• [Set problem] Copy nothing but the text: reproduce each line of the listing exactly and leave the pictures out.

• [Information supplied]
>> start
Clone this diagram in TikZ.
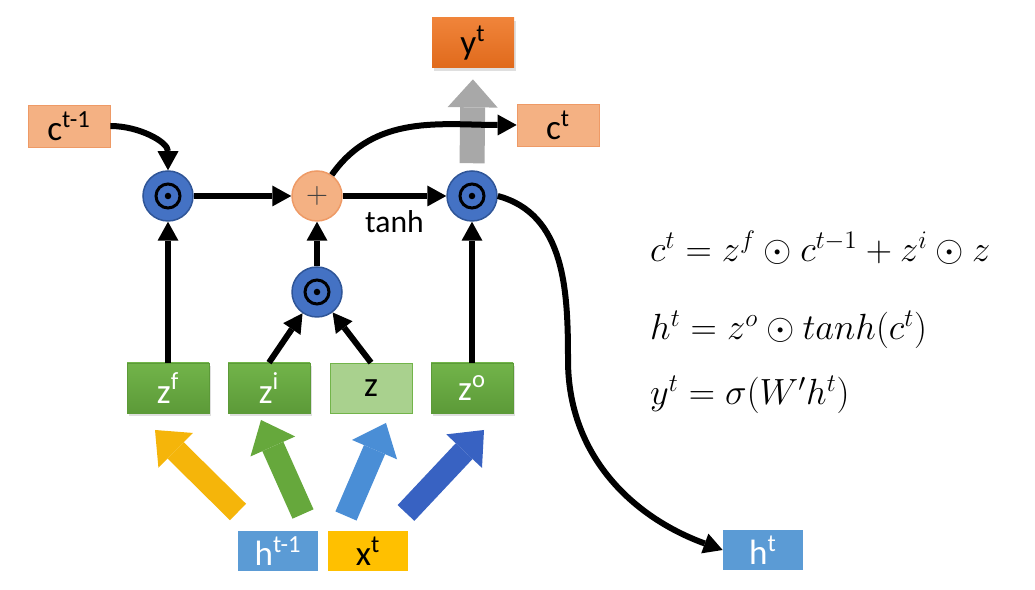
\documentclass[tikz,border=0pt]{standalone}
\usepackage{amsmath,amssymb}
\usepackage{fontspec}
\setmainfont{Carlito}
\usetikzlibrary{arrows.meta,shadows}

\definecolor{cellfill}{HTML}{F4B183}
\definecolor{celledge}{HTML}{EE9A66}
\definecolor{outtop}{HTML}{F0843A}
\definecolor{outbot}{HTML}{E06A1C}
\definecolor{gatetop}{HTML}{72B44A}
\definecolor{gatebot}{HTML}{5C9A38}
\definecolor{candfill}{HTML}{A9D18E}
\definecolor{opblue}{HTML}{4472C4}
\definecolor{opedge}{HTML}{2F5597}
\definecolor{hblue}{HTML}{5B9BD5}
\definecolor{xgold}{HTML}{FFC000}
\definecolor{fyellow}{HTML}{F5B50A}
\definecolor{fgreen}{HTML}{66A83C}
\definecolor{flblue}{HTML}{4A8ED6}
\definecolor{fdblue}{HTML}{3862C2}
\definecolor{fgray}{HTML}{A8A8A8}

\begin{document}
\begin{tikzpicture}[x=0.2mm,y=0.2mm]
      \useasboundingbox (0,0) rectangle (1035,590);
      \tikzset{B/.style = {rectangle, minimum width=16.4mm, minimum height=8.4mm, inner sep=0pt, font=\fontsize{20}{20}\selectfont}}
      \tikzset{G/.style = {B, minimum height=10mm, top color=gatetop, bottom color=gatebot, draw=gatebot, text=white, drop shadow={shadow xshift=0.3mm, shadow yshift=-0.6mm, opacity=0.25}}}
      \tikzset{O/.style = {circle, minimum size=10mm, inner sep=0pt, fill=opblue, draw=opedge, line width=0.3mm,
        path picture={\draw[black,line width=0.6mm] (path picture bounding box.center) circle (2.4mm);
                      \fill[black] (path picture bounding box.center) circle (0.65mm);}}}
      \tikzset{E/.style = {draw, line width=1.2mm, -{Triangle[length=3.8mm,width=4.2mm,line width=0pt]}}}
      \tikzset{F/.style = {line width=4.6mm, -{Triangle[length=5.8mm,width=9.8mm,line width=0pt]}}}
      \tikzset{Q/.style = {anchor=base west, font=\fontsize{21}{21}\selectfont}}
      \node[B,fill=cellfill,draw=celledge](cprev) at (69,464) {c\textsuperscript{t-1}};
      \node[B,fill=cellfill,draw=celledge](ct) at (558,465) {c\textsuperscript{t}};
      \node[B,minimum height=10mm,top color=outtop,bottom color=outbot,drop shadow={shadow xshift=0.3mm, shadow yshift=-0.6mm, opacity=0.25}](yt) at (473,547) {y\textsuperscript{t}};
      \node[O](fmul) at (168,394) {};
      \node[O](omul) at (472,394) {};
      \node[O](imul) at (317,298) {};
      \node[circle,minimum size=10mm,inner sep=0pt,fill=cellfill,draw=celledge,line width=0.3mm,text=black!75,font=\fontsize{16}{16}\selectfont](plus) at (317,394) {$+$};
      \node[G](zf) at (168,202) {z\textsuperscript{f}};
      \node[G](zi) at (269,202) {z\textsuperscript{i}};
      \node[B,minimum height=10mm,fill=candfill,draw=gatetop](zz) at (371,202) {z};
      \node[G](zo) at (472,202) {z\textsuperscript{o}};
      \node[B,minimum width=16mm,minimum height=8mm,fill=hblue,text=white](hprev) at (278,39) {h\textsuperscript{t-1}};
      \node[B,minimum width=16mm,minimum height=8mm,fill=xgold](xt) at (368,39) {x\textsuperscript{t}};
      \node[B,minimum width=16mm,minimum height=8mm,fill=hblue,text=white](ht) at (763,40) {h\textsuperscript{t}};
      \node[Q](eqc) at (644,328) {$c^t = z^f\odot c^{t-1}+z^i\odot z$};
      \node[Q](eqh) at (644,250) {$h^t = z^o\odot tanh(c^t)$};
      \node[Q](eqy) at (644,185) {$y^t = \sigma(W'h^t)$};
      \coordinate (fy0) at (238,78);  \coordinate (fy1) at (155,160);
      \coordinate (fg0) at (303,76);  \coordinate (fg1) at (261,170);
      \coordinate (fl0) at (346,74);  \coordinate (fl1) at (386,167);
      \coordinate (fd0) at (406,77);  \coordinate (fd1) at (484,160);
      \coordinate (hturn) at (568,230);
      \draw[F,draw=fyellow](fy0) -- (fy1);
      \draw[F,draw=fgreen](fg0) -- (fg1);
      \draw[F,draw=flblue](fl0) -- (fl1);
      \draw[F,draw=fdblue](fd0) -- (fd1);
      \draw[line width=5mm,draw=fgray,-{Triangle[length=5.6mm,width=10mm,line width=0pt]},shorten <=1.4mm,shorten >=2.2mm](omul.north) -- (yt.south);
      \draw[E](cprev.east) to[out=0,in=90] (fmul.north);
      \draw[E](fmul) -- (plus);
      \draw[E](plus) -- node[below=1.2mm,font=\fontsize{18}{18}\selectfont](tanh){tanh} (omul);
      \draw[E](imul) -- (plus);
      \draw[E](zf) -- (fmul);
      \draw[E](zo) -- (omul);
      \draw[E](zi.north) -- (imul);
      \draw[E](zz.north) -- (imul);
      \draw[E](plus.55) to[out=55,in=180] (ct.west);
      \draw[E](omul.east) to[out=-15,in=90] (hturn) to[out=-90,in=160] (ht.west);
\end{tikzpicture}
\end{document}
>> end
• [Correct output]
Clone this diagram in TikZ.
\documentclass[tikz,border=0pt]{standalone}
\usepackage{amsmath,amssymb}
\usepackage{fontspec}
\setmainfont{Carlito}
\usetikzlibrary{arrows.meta,shadows}

\definecolor{cellfill}{HTML}{F4B183}
\definecolor{celledge}{HTML}{EE9A66}
\definecolor{outtop}{HTML}{F0843A}
\definecolor{outbot}{HTML}{E06A1C}
\definecolor{gatetop}{HTML}{72B44A}
\definecolor{gatebot}{HTML}{5C9A38}
\definecolor{candfill}{HTML}{A9D18E}
\definecolor{opblue}{HTML}{4472C4}
\definecolor{opedge}{HTML}{2F5597}
\definecolor{hblue}{HTML}{5B9BD5}
\definecolor{xgold}{HTML}{FFC000}
\definecolor{fyellow}{HTML}{F5B50A}
\definecolor{fgreen}{HTML}{66A83C}
\definecolor{flblue}{HTML}{4A8ED6}
\definecolor{fdblue}{HTML}{3862C2}
\definecolor{fgray}{HTML}{A8A8A8}

\begin{document}
\begin{tikzpicture}[x=0.2mm,y=0.2mm]
      \useasboundingbox (0,0) rectangle (1035,590);
      \tikzset{B/.style = {rectangle, minimum width=16.4mm, minimum height=8.4mm, inner sep=0pt, font=\fontsize{20}{20}\selectfont}}
      \tikzset{G/.style = {B, minimum height=10mm, top color=gatetop, bottom color=gatebot, draw=gatebot, text=white, drop shadow={shadow xshift=0.3mm, shadow yshift=-0.6mm, opacity=0.25}}}
      \tikzset{O/.style = {circle, minimum size=10mm, inner sep=0pt, fill=opblue, draw=opedge, line width=0.3mm,
        path picture={\draw[black,line width=0.6mm] (path picture bounding box.center) circle (2.4mm);
                      \fill[black] (path picture bounding box.center) circle (0.65mm);}}}
      \tikzset{E/.style = {draw, line width=1.2mm, -{Triangle[length=3.8mm,width=4.2mm,line width=0pt]}}}
      \tikzset{F/.style = {line width=4.6mm, -{Triangle[length=5.8mm,width=9.8mm,line width=0pt]}}}
      \tikzset{Q/.style = {anchor=base west, font=\fontsize{21}{21}\selectfont}}
      \node[B,fill=cellfill,draw=celledge](cprev) at (69,464) {c\textsuperscript{t-1}};
      \node[B,fill=cellfill,draw=celledge](ct) at (558,465) {c\textsuperscript{t}};
      \node[B,minimum height=10mm,top color=outtop,bottom color=outbot,drop shadow={shadow xshift=0.3mm, shadow yshift=-0.6mm, opacity=0.25}](yt) at (473,547) {y\textsuperscript{t}};
      \node[O](fmul) at (168,394) {};
      \node[O](omul) at (472,394) {};
      \node[O](imul) at (317,298) {};
      \node[circle,minimum size=10mm,inner sep=0pt,fill=cellfill,draw=celledge,line width=0.3mm,text=black!75,font=\fontsize{16}{16}\selectfont](plus) at (317,394) {$+$};
      \node[G](zf) at (168,202) {z\textsuperscript{f}};
      \node[G](zi) at (269,202) {z\textsuperscript{i}};
      \node[B,minimum height=10mm,fill=candfill,draw=gatetop](zz) at (371,202) {z};
      \node[G](zo) at (472,202) {z\textsuperscript{o}};
      \node[B,minimum width=16mm,minimum height=8mm,fill=hblue,text=white](hprev) at (278,39) {h\textsuperscript{t-1}};
      \node[B,minimum width=16mm,minimum height=8mm,fill=xgold](xt) at (368,39) {x\textsuperscript{t}};
      \node[B,minimum width=16mm,minimum height=8mm,fill=hblue,text=white](ht) at (763,40) {h\textsuperscript{t}};
      \node[Q](eqc) at (644,328) {$c^t = z^f\odot c^{t-1}+z^i\odot z$};
      \node[Q](eqh) at (644,250) {$h^t = z^o\odot tanh(c^t)$};
      \node[Q](eqy) at (644,185) {$y^t = \sigma(W'h^t)$};
      \coordinate (fy0) at (238,78);  \coordinate (fy1) at (155,160);
      \coordinate (fg0) at (303,76);  \coordinate (fg1) at (261,170);
      \coordinate (fl0) at (346,74);  \coordinate (fl1) at (386,167);
      \coordinate (fd0) at (406,77);  \coordinate (fd1) at (484,160);
      \coordinate (hturn) at (568,230);
      \draw[F,draw=fyellow](fy0) -- (fy1);
      \draw[F,draw=fgreen](fg0) -- (fg1);
      \draw[F,draw=flblue](fl0) -- (fl1);
      \draw[F,draw=fdblue](fd0) -- (fd1);
      \draw[line width=5mm,draw=fgray,-{Triangle[length=5.6mm,width=10mm,line width=0pt]},shorten <=1.4mm,shorten >=2.2mm](omul.north) -- (yt.south);
      \draw[E](cprev.east) to[out=0,in=90] (fmul.north);
      \draw[E](fmul) -- (plus);
      \draw[E](plus) -- node[below=1.2mm,font=\fontsize{18}{18}\selectfont](tanh){tanh} (omul);
      \draw[E](imul) -- (plus);
      \draw[E](zf) -- (fmul);
      \draw[E](zo) -- (omul);
      \draw[E](zi.north) -- (imul);
      \draw[E](zz.north) -- (imul);
      \draw[E](plus.55) to[out=55,in=180] (ct.west);
      \draw[E](omul.east) to[out=-15,in=90] (hturn) to[out=-90,in=160] (ht.west);
\end{tikzpicture}
\end{document}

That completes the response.